British Airways would be doing OK this year had parent IAG finalized purchase of bmi and its Spanish sibling Iberia dealt with strikes and a rapidly deteriorating economy.
International Airlines Group, the owner of British Airways and Iberia, has been caught in the turbulence of Spain’s increasing financial headwinds.
Given the current concerns about the eurozone’s stability and the airline’s large presence in the region, investors decided to bail out of its shares, sending them 3.2p lower to 145.4p, a decline of more than 2%. Citigroup, in a hefty report on the sector, forecast a slump in profits when IAG reports second quarter results on 3 August, although the bank kept its buy recommendation on the business. It said:
We expect operating profit (before restructuring/merger/BMI integration costs) of €16m compared to a profit of €190m a year ago. The main reasons for the reduced profit are around €300m fuel cost headwind (despite being 80% hedged), deteriorating economic conditions in Spain and seven days of strikes at Iberia that cost an estimated €20m in lost contribution. Last year’s result would have been negatively affected by the Arab spring and Japan’s earthquake/tsunami.
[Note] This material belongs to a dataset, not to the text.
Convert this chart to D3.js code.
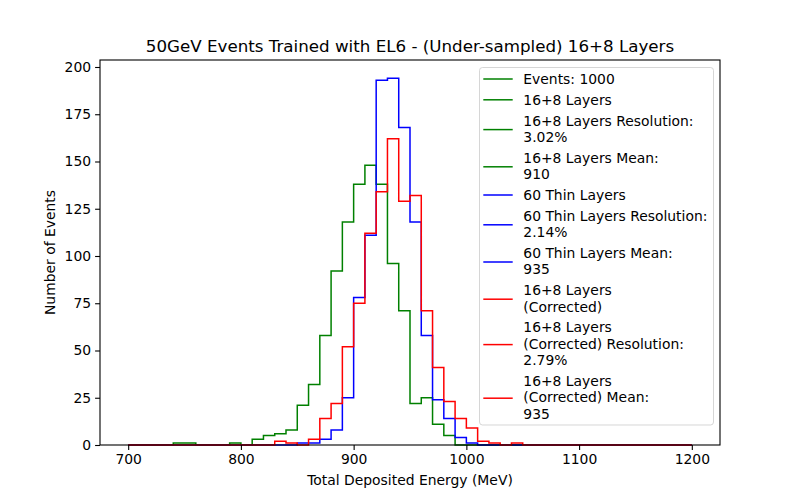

IAG does not produce interim results separately for British Airways and Iberia but we would expect BA to be significantly profitable and Iberia and BMI significantly loss-making.
For the first half of 2012 we expect an operating loss of €233m versus a profit of €88m for the first six months of 2011.
Overall the prospects of a full Spanish bailout and a Greek exit from the eurozone continued to occupy the market, and with some disappointing US manufacturing and services figures sending Wall Street lower, the FTSE 100 finished down 34.64 points at 5499.23.